Однако уже на этом этапе многие, все еще пребывавшие под влиянием потрясения от неожиданной смерти, стали задавать себе вопрос — была ли эта смерть действительно неизбежностью или просто следствием плохого лечения? Как осторожно сформулировал один современник, «тяжесть утраты увеличивалась сознанием ее случайности и уверенностью, что ее легко было отвратить». Возбужденное общественное мнение «жаждало крови», и в этой ситуации козлами отпущения могли легко сделаться врачи. Именно это имеет в виду Алина Брюллова, заявляя в своих воспоминаниях: «Как всегда при такой почти внезапной смерти, люди не могут в нее поверить, сочиняют разные небылицы и первым делом ищут виновных. И тут все громы петербургских салонов грянули на Бертенсона». Сам Бертенсон не мог не предвидеть этого. Он всегда особенно болезненно реагировал даже на воображаемые сомнения в его компетентности, что было хорошо известно его друзьям и коллегам. Так, например, невинное упоминание музыкального критика Михаила Иванова в 1881 году о «щемящем чувстве», испытанном им при посещении больницы, в которой умер Мусоргский, устроенный туда по протекции врача, вызвало публикацию в газете «Голос» специального письма за подписью Бородина, Римского-Корсакова и Кюи, в котором они приносили публичную благодарность как всей администрации госпиталя, так и Бертенсону лично.
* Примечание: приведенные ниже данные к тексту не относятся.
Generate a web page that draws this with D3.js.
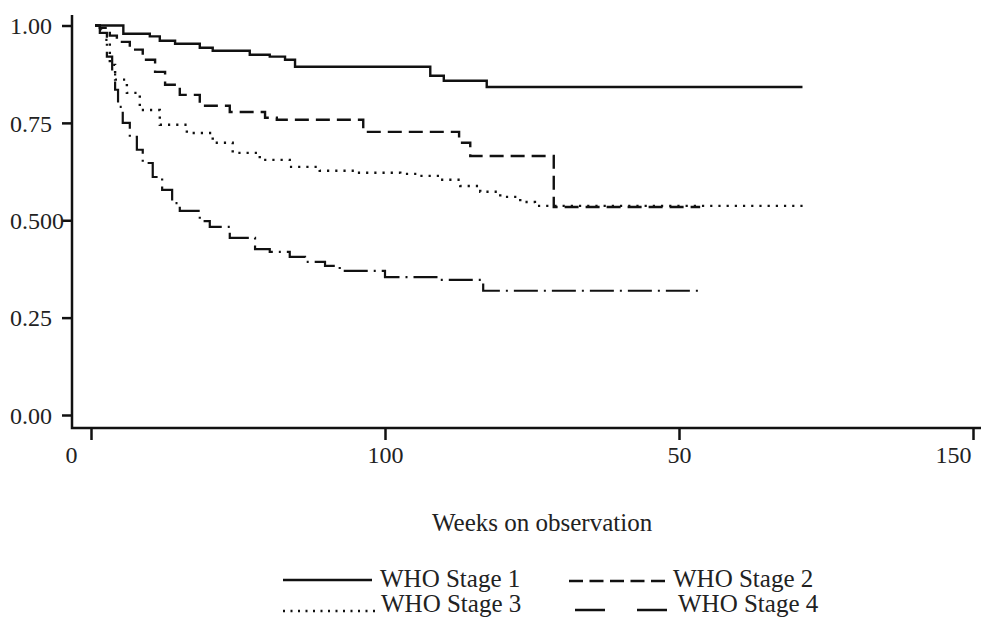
<!DOCTYPE html>
<html>
<head>
<meta charset="utf-8">
<title>Survival by WHO stage</title>
<script src="https://d3js.org/d3.v7.min.js"></script>
<style>
  body { margin: 0; background: #fff; }
  svg text { font-family: "Liberation Serif", serif; fill: #222; }
</style>
</head>
<body>
<div id="chart"></div>
<script>
// tick values and the labels printed under them (as in the original figure)
var xTickValues = [0, 50, 100, 150]
var xTickLabels = ["0", "100", "50", "150"]
var yTickValues = [1, 0.75, 0.5, 0.25, 0]
var yTickLabels = ["1.00", "0.75", "0.500", "0.25", "0.00"]

var seriesNames = ["WHO Stage 1", "WHO Stage 2", "WHO Stage 3", "WHO Stage 4"]

// Kaplan-Meier steps: week where the step starts, survival after it
var stage1Weeks = [0.7, 5.5, 10, 11.7, 14.3, 18.5, 20.7, 27, 30.4, 33, 34.7, 57.7, 60, 67.3, 121]
var stage1Surv  = [1.0, 0.979, 0.972, 0.961, 0.953, 0.943, 0.935, 0.925, 0.92, 0.912, 0.894, 0.871, 0.858, 0.842, 0.842]

var stage2Weeks = [0.7, 1.5, 3.2, 4.4, 6.6, 8.8, 10.9, 12.6, 15.1, 18.5, 23.6, 29.6, 31.6, 46.3, 62.6, 64.5, 78.7, 103.6]
var stage2Surv  = [1.0, 0.994, 0.974, 0.958, 0.938, 0.912, 0.881, 0.848, 0.822, 0.794, 0.778, 0.763, 0.758, 0.727, 0.699, 0.665, 0.534, 0.534]

var stage3Weeks = [0.7, 1.7, 2.4, 3.2, 4.1, 6.1, 8.3, 11.7, 16.3, 20.7, 24.1, 28.7, 33.8, 38.9, 44.9, 52.6, 56, 59.4, 62.8, 66.2, 69.6, 73, 75.5, 122]
var stage3Surv  = [1.0, 0.989, 0.963, 0.899, 0.861, 0.827, 0.783, 0.745, 0.724, 0.699, 0.673, 0.655, 0.637, 0.627, 0.622, 0.619, 0.614, 0.604, 0.588, 0.573, 0.56, 0.547, 0.537, 0.537]

var stage4Weeks = [0.7, 1.5, 2.7, 3.6, 4.1, 4.6, 5.4, 6.6, 7.8, 8.8, 10.5, 12.1, 13.8, 15.1, 18.5, 20.2, 23.6, 27.9, 30.4, 33.8, 36.4, 39.8, 42.3, 50, 59.4, 66.7, 104.1]
var stage4Surv  = [1.0, 0.981, 0.92, 0.881, 0.835, 0.791, 0.75, 0.714, 0.681, 0.647, 0.611, 0.578, 0.544, 0.524, 0.498, 0.483, 0.455, 0.426, 0.419, 0.406, 0.393, 0.383, 0.37, 0.354, 0.347, 0.319, 0.319]

var width = 981, height = 619

var svg = d3.select("#chart")
    .append("svg")
    .attr("width", width)
    .attr("height", height)

// scales
var x = d3.scaleLinear().domain([0, 150]).range([91, 973])
var y = d3.scaleLinear().domain([0, 1]).range([415, 25.5])

var ink = "#111"

// y axis (labels are left aligned in the original)
var yAxis = svg.append("g")
    .attr("transform", "translate(72,0)")
    .call(d3.axisLeft(y).tickValues(yTickValues).tickSize(10)
        .tickFormat(function (d, i) { return yTickLabels[i] }))
yAxis.select(".domain").remove()
yAxis.selectAll(".tick line").attr("stroke", ink).attr("stroke-width", 2.5)
yAxis.selectAll(".tick text")
    .attr("x", -62)
    .attr("dy", "0.34em")
    .attr("text-anchor", "start")
    .style("font-size", "24px")
    .style("font-family", "Liberation Serif")
    .attr("fill", "#222")

// x axis
var xAxis = svg.append("g")
    .attr("transform", "translate(0,428)")
    .call(d3.axisBottom(x).tickValues(xTickValues).tickSize(12)
        .tickFormat(function (d, i) { return xTickLabels[i] }))
xAxis.select(".domain").remove()
xAxis.selectAll(".tick line").attr("stroke", ink).attr("stroke-width", 2.5)
xAxis.selectAll(".tick text")
    .attr("y", 35)
    .attr("dy", 0)
    .attr("dx", function (d, i) { return (i === 0 || i === xTickValues.length - 1) ? -20 : 0 })
    .style("font-size", "24px")
    .style("font-family", "Liberation Serif")
    .attr("fill", "#222")

// axis lines, the y one runs a bit above 1.00
svg.append("path")
    .attr("d", "M72,15V428H981")
    .attr("fill", "none")
    .attr("stroke", ink)
    .attr("stroke-width", 2.5)

// axis title
svg.append("text")
    .attr("x", 432)
    .attr("y", 531)
    .style("font-size", "25px")
    .text("Weeks on observation")

// curves
var line = d3.line()
    .x(function (d) { return x(d[0]) })
    .y(function (d) { return y(d[1]) })
    .curve(d3.curveStepAfter)

var curves = [
    { w: stage1Weeks, s: stage1Surv, dash: null, sw: 2.4 },
    { w: stage2Weeks, s: stage2Surv, dash: "14,7", sw: 2.4 },
    { w: stage3Weeks, s: stage3Surv, dash: "2.2,6", sw: 2.4 },
    { w: stage4Weeks, s: stage4Surv, dash: "24,6,2,6", sw: 2.2 }
]

curves.forEach(function (c) {
    var pts = d3.zip(c.w, c.s)
    svg.append("path")
        .datum(pts)
        .attr("fill", "none")
        .attr("stroke", ink)
        .attr("stroke-width", c.sw)
        .attr("stroke-dasharray", c.dash)
        .attr("d", line)
})

// legend, two rows two columns
var legend = [
    { x1: 283, x2: 372, ly: 580, tx: 380, ty: 587, dash: null },
    { x1: 569, x2: 665, ly: 581, tx: 673, ty: 587, dash: "14,6.5" },
    { x1: 283, x2: 379, ly: 611, tx: 381, ty: 612, dash: "2,5.5" },
    { x1: 575, x2: 667, ly: 610, tx: 678, ty: 612, dash: "30,32" }
]

legend.forEach(function (l, i) {
    svg.append("line")
        .attr("x1", l.x1).attr("x2", l.x2)
        .attr("y1", l.ly).attr("y2", l.ly)
        .attr("stroke", ink)
        .attr("stroke-width", 2.5)
        .attr("stroke-dasharray", l.dash)
    svg.append("text")
        .attr("x", l.tx)
        .attr("y", l.ty)
        .style("font-size", "25px")
        .text(seriesNames[i])
})
</script>
</body>
</html>
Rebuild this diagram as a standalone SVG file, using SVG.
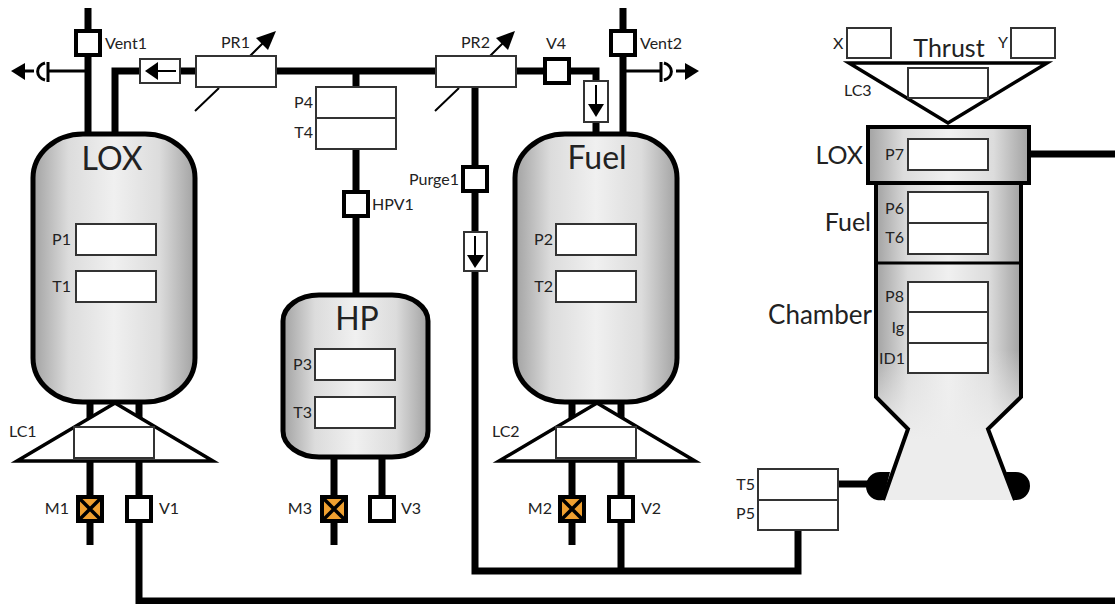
<svg xmlns="http://www.w3.org/2000/svg" width="1115" height="604" viewBox="0 0 1115 604">
<defs>
<linearGradient id="g" x1="0" x2="1" y1="0" y2="0"><stop offset="0" stop-color="#a2a2a2"/><stop offset="0.22" stop-color="#dcdcdc"/><stop offset="0.5" stop-color="#f0f0f0"/><stop offset="0.78" stop-color="#dcdcdc"/><stop offset="1" stop-color="#a2a2a2"/></linearGradient>
<linearGradient id="n" gradientUnits="userSpaceOnUse" x1="0" x2="0" y1="350" y2="440"><stop offset="0" stop-color="#ededed" stop-opacity="0"/><stop offset="1" stop-color="#ededed"/></linearGradient>
</defs>
<style>
text{font-family:Lato,"Open Sans","Liberation Sans",sans-serif;fill:#222;font-size:16px}
.big{font-size:32px}
.mid{font-size:25px}
.m{text-anchor:middle}
.e{text-anchor:end}
.pipe{fill:none;stroke:#000;stroke-width:7}
.thin{fill:none;stroke:#000;stroke-width:3}
.hair{fill:none;stroke:#000;stroke-width:2}
.tank{fill:url(#g);stroke:#000;stroke-width:5}
.box{fill:#fff;stroke:#333;stroke-width:2}
.valve{fill:#fff;stroke:#000;stroke-width:4}
.mv{fill:#f0a030;stroke:#000;stroke-width:4}
.cross{stroke:#000;stroke-width:3.5}
.tri{fill:#fff;stroke:#000;stroke-width:3.5}
</style>
<g id="connectors">
<path class="pipe" d="M88 8V134M115 134V71H140M180 71H196M276 71H436M356 71V87M356 149V295M516 71H596V81M596 122V134M623 8V134M475 87V571H798V530M621 402V571M139 402V601H1115M838 484H870M1029 154H1115"/>
<path class="pipe" d="M90 402V545M572 402V545M334 457V545M382 457V500"/>
<path class="thin" d="M88 71H48M623 71H661"/>
<path class="thin" d="M48 62V82M45 63A11 9 0 0 0 45 80M24 71H34"/>
<path class="thin" d="M661 62V82M664 63A11 9 0 0 1 664 80M676 71H686"/>
<path d="M11 71L25 63V80Z"/>
<path d="M699 71L685 63V80Z"/>
<path class="hair" d="M250 56L268 38M490 56L508 38"/>
<path d="M276 31L268 50L256 38Z"/>
<path d="M515 31L508 50L496 38Z"/>
<path class="hair" d="M195 111L219 88M435 111L459 88"/>
</g>
<g id="tank-lox"><rect class="tank" x="33" y="134" width="162" height="268" rx="50" ry="44"/><text class="big m" x="112" y="170">LOX</text>
<rect class="box" x="76" y="224" width="80" height="31"/><rect class="box" x="76" y="271" width="80" height="31"/>
<text class="e" x="71" y="245">P1</text><text class="e" x="71" y="292">T1</text></g>
<g id="tank-fuel"><rect class="tank" x="515" y="134" width="162" height="268" rx="50" ry="44"/><text class="big m" x="597" y="169">Fuel</text>
<rect class="box" x="556" y="224" width="80" height="31"/><rect class="box" x="556" y="271" width="80" height="31"/>
<text class="e" x="553" y="245">P2</text><text class="e" x="553" y="292">T2</text></g>
<g id="tank-hp"><rect class="tank" x="283" y="295" width="145" height="162" rx="36" ry="26"/><text class="big m" x="357" y="330">HP</text>
<rect class="box" x="315" y="349" width="80" height="31"/><rect class="box" x="315" y="397" width="80" height="31"/>
<text class="e" x="312" y="370">P3</text><text class="e" x="312" y="418">T3</text></g>
<g id="lc1"><path class="tri" d="M115 403L213 461H17Z"/><rect class="box" x="74" y="427" width="80" height="31"/><text x="9" y="437">LC1</text></g>
<g id="lc2"><path class="tri" d="M597 403L695 461H499Z"/><rect class="box" x="556" y="427" width="80" height="31"/><text x="492" y="437">LC2</text></g>
<g id="vent1"><rect class="valve" x="76" y="31" width="24" height="24"/><text x="105" y="49">Vent1</text></g>
<g id="vent2"><rect class="valve" x="611" y="31" width="24" height="24"/><text x="640" y="49">Vent2</text></g>
<g id="pr1"><rect class="box" x="196" y="56" width="80" height="31"/><text x="221" y="48">PR1</text></g>
<g id="pr2"><rect class="box" x="436" y="56" width="80" height="31"/><text x="461" y="48">PR2</text></g>
<g id="check1"><rect class="box" x="140" y="59" width="40" height="24"/><path class="hair" d="M176 71H155"/><path d="M145 71L158 62V80Z"/></g>
<g id="v4"><rect class="valve" x="545" y="59" width="24" height="24"/><text x="546" y="49">V4</text></g>
<g id="check2"><rect class="box" x="584" y="81" width="24" height="41"/><path class="hair" d="M596 85V106"/><path d="M596 117L588 104H604Z"/></g>
<g id="p4t4"><rect class="box" x="316" y="87" width="80" height="31"/><rect class="box" x="316" y="118" width="80" height="31"/><text class="e" x="313" y="108">P4</text><text class="e" x="313" y="138">T4</text></g>
<g id="hpv1"><rect class="valve" x="344" y="192" width="24" height="24"/><text x="372" y="210">HPV1</text></g>
<g id="purge1"><rect class="valve" x="463" y="167" width="24" height="24"/><text class="e" x="459" y="185">Purge1</text></g>
<g id="check3"><rect class="box" x="464" y="232" width="23" height="39"/><path class="hair" d="M475 236V257"/><path d="M475 268L467 255H484Z"/></g>
<g id="m1"><rect class="mv" x="78" y="497" width="24" height="24"/><path class="cross" d="M80 499L100 519M100 499L80 519"/><text class="e" x="69" y="514">M1</text></g>
<g id="v1"><rect class="valve" x="127" y="497" width="24" height="24"/><text x="159" y="514">V1</text></g>
<g id="m2"><rect class="mv" x="560" y="497" width="24" height="24"/><path class="cross" d="M562 499L582 519M582 499L562 519"/><text class="e" x="552" y="514">M2</text></g>
<g id="v2"><rect class="valve" x="609" y="497" width="24" height="24"/><text x="641" y="514">V2</text></g>
<g id="m3"><rect class="mv" x="322" y="497" width="24" height="24"/><path class="cross" d="M324 499L344 519M344 499L324 519"/><text class="e" x="312" y="514">M3</text></g>
<g id="v3"><rect class="valve" x="370" y="497" width="24" height="24"/><text x="401" y="514">V3</text></g>
<g id="engine">
<path d="M890 472H881A14 14 0 0 0 866 486A14 14 0 0 0 883 500Z"/>
<path d="M1006 472H1016A14 14 0 0 1 1030 486A14 14 0 0 1 1015 500Z"/>
<path d="M876 183V397L908 429L883 500H1015L988 429L1021 397V183Z" fill="url(#g)"/>
<path d="M876 350V397L908 429L883 500H1015L988 429L1021 397V350Z" fill="url(#n)"/>
<path d="M883 500L908 429L876 397V183M1015 500L988 429L1021 397V183" fill="none" stroke="#000" stroke-width="4"/>
<path d="M876 263H1021" stroke="#000" stroke-width="3"/>
<rect x="868" y="127" width="161" height="56" fill="url(#g)" stroke="#000" stroke-width="4"/>
<rect class="box" x="908" y="139" width="80" height="31"/>
<rect class="box" x="908" y="192" width="80" height="31"/><rect class="box" x="908" y="223" width="80" height="31"/>
<rect class="box" x="908" y="282" width="80" height="30"/><rect class="box" x="908" y="312" width="80" height="31"/><rect class="box" x="908" y="343" width="80" height="30"/>
<text class="e" x="904" y="160">P7</text><text class="e" x="904" y="214">P6</text><text class="e" x="904" y="243">T6</text>
<text class="e" x="904" y="302">P8</text><text class="e" x="904" y="333">Ig</text><text class="e" x="905" y="364">ID1</text>
<text class="mid e" x="863" y="164">LOX</text><text class="mid e" x="871" y="231">Fuel</text><text class="mid e" x="872" y="324" style="font-size:26px">Chamber</text>
</g>
<g id="lc3"><path class="tri" d="M849 63H1047L948 123Z"/><rect class="box" x="908" y="68" width="80" height="30"/><text x="844" y="96">LC3</text><text class="mid m" x="949" y="57">Thrust</text></g>
<g id="x"><rect class="box" x="847" y="28" width="44" height="30"/><text x="833" y="49">X</text></g>
<g id="y"><rect class="box" x="1011" y="28" width="44" height="30"/><text x="998" y="48">Y</text></g>
<g id="t5p5"><rect class="box" x="758" y="469" width="80" height="31"/><rect class="box" x="758" y="500" width="80" height="30"/><text class="e" x="755" y="490">T5</text><text class="e" x="755" y="519">P5</text></g>
</svg>
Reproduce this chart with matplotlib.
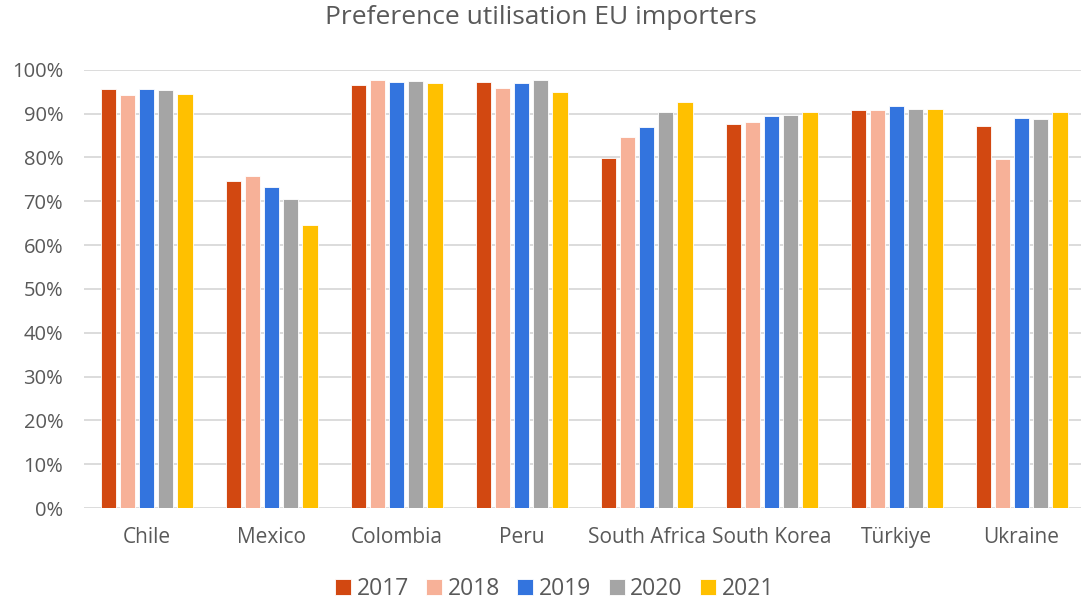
import matplotlib
matplotlib.use("Agg")
import matplotlib.pyplot as plt
import numpy as np
from matplotlib.ticker import FuncFormatter, MultipleLocator

categories = ["Chile", "Mexico", "Colombia", "Peru", "South Africa", "South Korea", "Türkiye", "Ukraine"]
years = ["2017", "2018", "2019", "2020", "2021"]
v2017 = [95.6, 74.5, 96.5, 97.2, 79.9, 87.5, 90.8, 87.2]
v2018 = [94.3, 75.8, 97.7, 95.9, 84.6, 88.0, 90.9, 79.7]
v2019 = [95.6, 73.3, 97.1, 96.9, 86.9, 89.4, 91.8, 88.9]
v2020 = [95.4, 70.5, 97.4, 97.6, 90.3, 89.7, 91.1, 88.7]
v2021 = [94.4, 64.6, 96.9, 95.0, 92.6, 90.4, 91.0, 90.4]
series = [v2017, v2018, v2019, v2020, v2021]
colors = ["#D24811", "#F7B198", "#3374DE", "#A5A5A5", "#FFC000"]

plt.rcParams['font.family'] = ['Open Sans', 'DejaVu Sans']
text_color = "#595959"

fig = plt.figure(figsize=(10.81, 6.04), dpi=100)
ax = fig.add_axes([84/1081, 1-508/604, 1000/1081, (508-69.7)/604])

x = np.arange(len(categories))
pitch = 0.1535
for i, (vals, c) in enumerate(zip(series, colors)):
    ax.bar(x + (i - 2) * pitch, vals, width=0.122, color=c, edgecolor="white",
           linewidth=0.6, label=years[i], zorder=3)

ax.set_xlim(-0.5, len(categories) - 0.5)
ax.set_ylim(0, 100)
ax.yaxis.set_major_locator(MultipleLocator(10))
ax.yaxis.set_major_formatter(FuncFormatter(lambda v, p: f"{int(round(v))}%"))
ax.grid(axis="y", color="#D9D9D9", linewidth=1.3, zorder=0)
for s in ax.spines.values():
    s.set_visible(False)
ax.tick_params(axis="y", length=0, labelsize=14.5, labelcolor=text_color, pad=15)
ax.tick_params(axis="x", length=0, labelsize=15, labelcolor=text_color, pad=14)
ax.set_xticks(x)
ax.set_xticklabels(categories)

fig.text(0.5, 1-18/604, "Preference utilisation EU importers", ha="center", va="center",
         fontsize=19, color=text_color)

leg = fig.legend(loc="center", bbox_to_anchor=(0.513, 1-589/604), ncol=5, frameon=False,
                 fontsize=16.5, labelcolor=text_color, handlelength=0.7, handleheight=0.7,
                 handletextpad=0.25, columnspacing=0.75)

fig.savefig("out.png", dpi=100)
Как известно, еще 26 октября Лев Бертенсон дал интервью газете «Новое время» по настоятельной просьбе редакции. Оно было опубликовано на следующий день под названием «Болезнь П. И. Чайковского». Оно (неверно называемое некоторыми биографами отчетом и уже много раз цитированное нами выше) — единственное печатное заявление главного врача, лечившего композитора. Внимательное сравнение этого документа с другими опубликованными — интервью доктора Мамонова (днем раньше) и подробным отчетом Модеста Ильича (четырьмя днями позже) — выявляет «потерю» Бертенсоном целого дня. С его слов невозможно понять, почему после возгласа Чайковского «Бросьте меня, не мучайтесь; все равно мне не поправиться…», который, как мы знаем, имел место в субботу, он сразу и без предупреждения переходит к описанию событий воскресенья (когда, в частности, Петру Ильичу и была, наконец, сделана ванна) — в то время как создается впечатление, что он продолжает повествовать о той же субботе. За исключением этой, чисто хронологической детали, интервью Бертенсона, тем не менее, в основном совпадает как с отчетом Модеста Ильича, так и с заявлением доктора Мамонова. Это дало брату композитора основание назвать рассказ Бертенсона «кратким, но совершенно точным». Кроме того, наивно предполагать, что в подобных обстоятельствах люди, потрясенные трагической потерей, были способны восстановить ход событий с точностью до мельчайших деталей и в согласии друг с другом. Каждый наблюдатель видит любые события под своим углом зрения.